One moment that stood out was when Phyu checked in about the progress a few days before the agreed date—during spring break. Although she reassured me that she wasn’t trying to rush me, I still felt pressured. Rationally, I understand that I’m new to her, and without regular updates, she might feel uncertain about my reliability. But emotionally, I felt like I was being judged before I’d missed any deadlines.

This discomfort made me look inward. I realized my reaction wasn’t just about Phyu’s message—it was rooted in the educational environment I grew up in, where even small mistakes were often exaggerated by teachers or parents. I was taught that being late or underperforming could have catastrophic consequences—like ruining the whole class’s achievements. Those early experiences have left a lasting mark, and I now see how easily I can feel regressed when I sense similar dynamics, even if they’re not truly present. I’m grateful for this collaboration with Phyu because it’s helping me become more aware of these emotional patterns.

Despite the internal tension, I delivered the work on time, which brought a real sense of relief. Ironically, we couldn’t meet in person as planned because Phyu’s class was canceled, and she decided to stay home—just like her animation’s protagonist, who rarely leaves the house! We had an online meeting instead, which helped us resolve a few key issues, though some topics remained unclear. One thing I noticed was that the discussion still felt somewhat one-sided: Phyu mostly shared her own thoughts without asking for mine, and while I didn’t strongly disagree with her suggestions, I felt more like a service provider than an equal collaborator.

That said, I recognize this may not be intentional. Interdisciplinary collaborations are tricky—especially when each person is used to different workflows and communication norms. We’ve now scheduled our next meeting to take place in the recording studio, where we’ll work on foley recording and voiceovers together. I’m hoping that being in the same physical space will open up a more fluid, co-creative dynamic.

Collaborating – 3

This week, Phyu shared the finalised plot for her animation project, The Quest for Cup Noodles. We went over our key production dates and outlined our next steps: she would prepare the first animatic, and I would begin working on my first sound draft.

Phyu had thoughtfully prepared a detailed written description of the scenes and her ideas for the sound, which I appreciated. However, I found myself reflecting on the nature of collaboration. For me, collaboration is not simply about executing another person’s vision—it’s about contributing creatively and making shared decisions. If everything is prescribed in advance, it starts to feel more like a commission than a partnership.

With that in mind, I deliberately chose not to follow her notes too closely, and instead responded to the visuals and narrative in my own way. I based my sound decisions on my personal interpretation of the scene’s pacing, emotional tone, and the physicality of the character’s movements.

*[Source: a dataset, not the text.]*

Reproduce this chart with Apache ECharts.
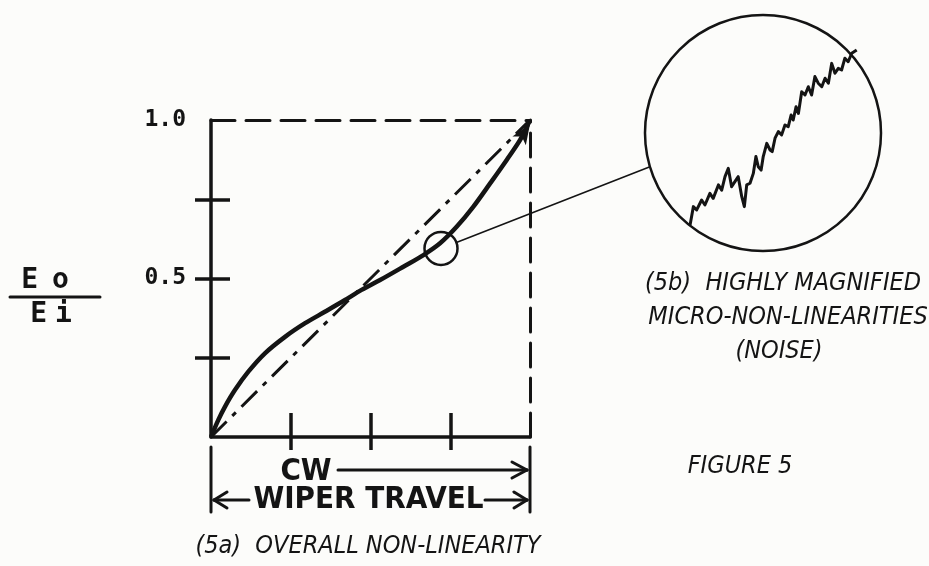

Despite being only 1 minute and 30 seconds long, this project has proven to be more challenging than the 5-minute animation I worked on last year. The shorter runtime doesn’t reduce the complexity—in fact, the rubber hose animation style introduces a new level of difficulty. The stylized and elastic motion calls for more dynamic, exaggerated foley, and sometimes even inventive or surreal sound design that goes beyond realism. This has really tested my imagination and flexibility as a sound designer.

When I sent Phyu the very first rough sound draft, I felt surprisingly nervous. It almost felt like I was handing in an assignment to a teacher rather than sharing work with a collaborator. This reminded me that early creative stages are vulnerable, especially when working across disciplines. But it also showed me how important trust and openness are in this kind of process.